Базаров был прав, отвергая возможность любви к ближнему в безбожном мире (где ничто не ждёт в конце, кроме «лопуха»), — но Оленин использует последнюю возможность, выстраивая свою логическую схему, даже и убедительную: ведь бессмысленно же эгоистическое стяжание «сокровищ земных», когда они столь неверны. Но: бессмысленно в «натуральном» мире и любое иное стяжание, бессмысленна и любовь, и самопожертвование. (О том же, не забудем, писал позднее и Достоевский.) Оленин не учёл одного: той самой натуры, которую он так идеализировал. Базаров всё же оказался прав, а что это так — доказывает неустойчивость Оленина в его выводе, в поведении, в решимости на самоотвержение, от которого он очень скоро отказался: «Самоотвержение — всё это вздор, дичь. Это всё гордость, убежище от заслуженного несчастия, спасение от зависти к чужому счастию. Жить для других, делать добро! Зачем? когда в душе моей одна любовь к себе… Не для других <…> я теперь желаю счастия. Я не люблю теперь этих других» (3,294). Вот где он нашёл себя.

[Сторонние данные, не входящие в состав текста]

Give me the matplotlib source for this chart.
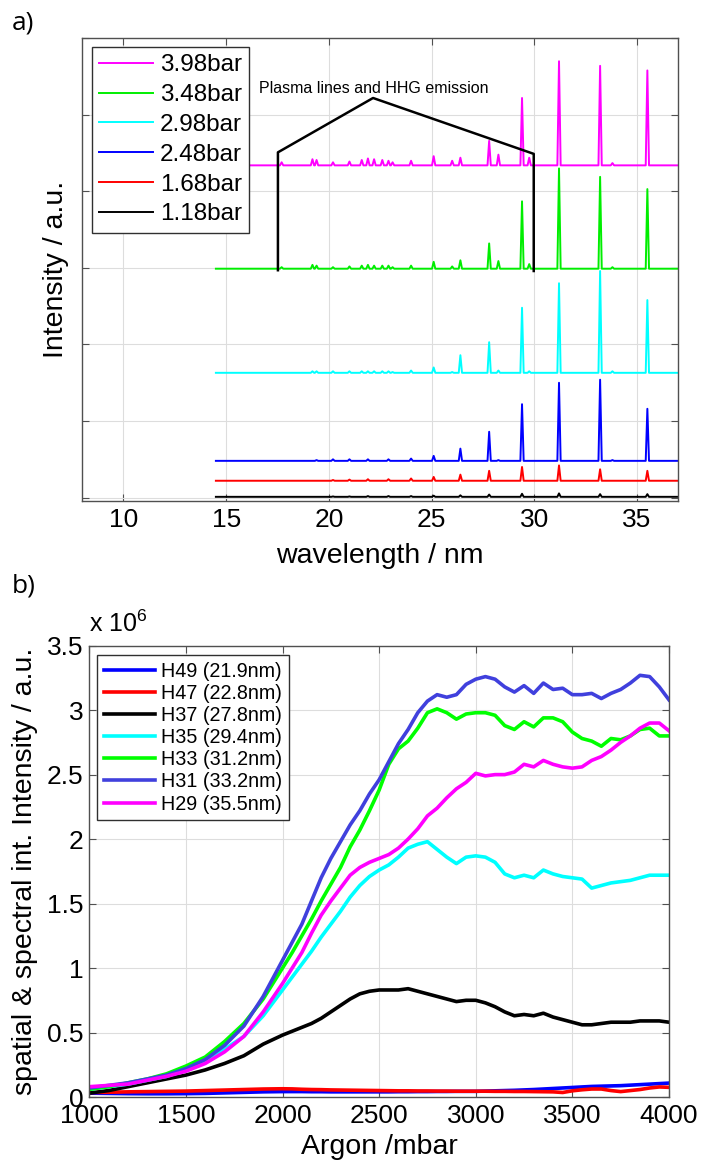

Идея «лопуха» (или «травы») может иметь два исхода: базаровское отчаяние и смерть либо отчаяннное же стремление быть счастливым, несмотря ни на что, — к чему и готов Оленин с самого начала, лишь на время неверно обманувшись в понимании своего стремления к счастью. «Одно есть счастие; кто счастлив, тот и прав» (3,268) — нравственный закон, выведенный Олениным из натурального ощущения своей близости природе. Вот где он последователен весьма, а не в своих рассуждениях о самоотвержении и любви.

Оленин начинает понимать счастье натурально, а не нравственно (как он же прежде) или социально(как передовые мыслители той поры, Чернышевский и пр.). Но ведь недаром же Тургенев несколько ранее (в «Накануне») пришёл к выводу: счастье (земное, естественное) есть разъединяющее начало в человеческой жизни. О разъединённости между людьми трагически рассуждал и Толстой, ещё в автобиографической трилогии. И в «Люцерне»…

Символом разъединённости человеческой становится заключительный образ «Казаков»: отъезжая из станицы, Оленин оглядывается: «Дядя Ерошка разговаривал с Марьянкой, видимо о своих делах, и ни старик, ни девка не смотрели на него» (3,323).

Только что дядя обещался помнить его — но вот Оленин выпадает из мира этих людей, и выпадает из сознания их: становится не просто безразличным для них, но как бы и не существующим в их натуральности.

Как, на какой основе одолеть эту разъединённость?

2. Роман «Война и мир»: философия истории

«Война и мир» (1863–1869) — не просто литературное создание, грандиозная эпопея, величайший шедевр. Это целостная система мироосмысления — выраженная в особой, эстетической форме. Это и своего рода космология (мирословие — как переложил это понятие Даль).